There is “no silver bullet” such as pension reforms which will address Scotland’s annual budget shortfall in the long term.
A report from the Scottish Fiscal Commission (SFC) last week stated that Scotland could face an annual budget shortfall of £10bn within 50 years.
The SFC forecast that “fiscal tightening” at a UK level could see the Scottish annual budget gap rise from an average of 1.7% of spending each year to an average of 10.1% each year by 2072-73.
The pressures of managing an ageing population and rising costs would occur under any constitutional settlement, the SFC said, with the task currently shared between the UK and Scottish governments.
On Tuesday, SFC chair Graeme Roy spoke to Holyrood’s Finance Committee about the report, alongside other members of the commission.
Labour MSP Daniel Johnson asked what international comparisons could be made with other countries facing similar pressures.

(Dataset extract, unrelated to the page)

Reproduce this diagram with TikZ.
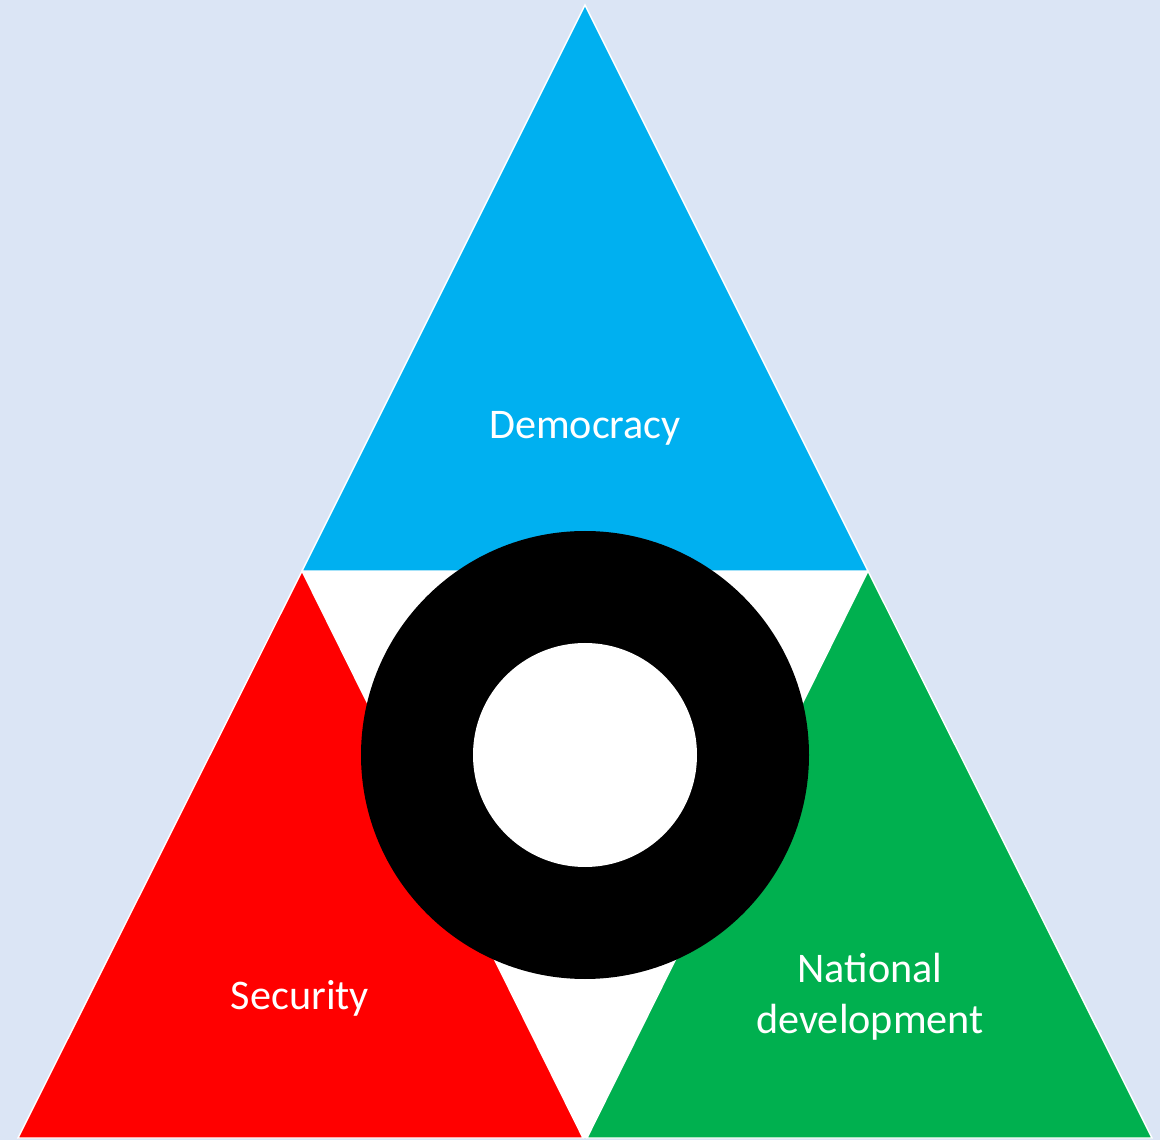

Professor Roy said there are “interesting events in France at the moment”, where President Emmanuel Macron is facing widespread protests against plans to raise the standard retirement age from 62 to 64.
He said: “The numbers are so big and of such a magnitude there isn’t one automatic silver bullet.
“It isn’t just an extra year on pensions, that can save you some money and it can push things out.
“But it’s a combination of everything, what’s happening in the economy, choices over public services relative to others, what do you do around things like pension age, prevention in healthcare.”
Similarly, he said increasing the productivity rate in the economy is also not a “silver bullet”, but the SFC intends to do further work on this issue.
Changes in assumptions about migration levels would not “radically change” the outlook, he noted.
Commission member David Ulph added: “Governments in Scotland will have to grasp this nettle in a very important way.”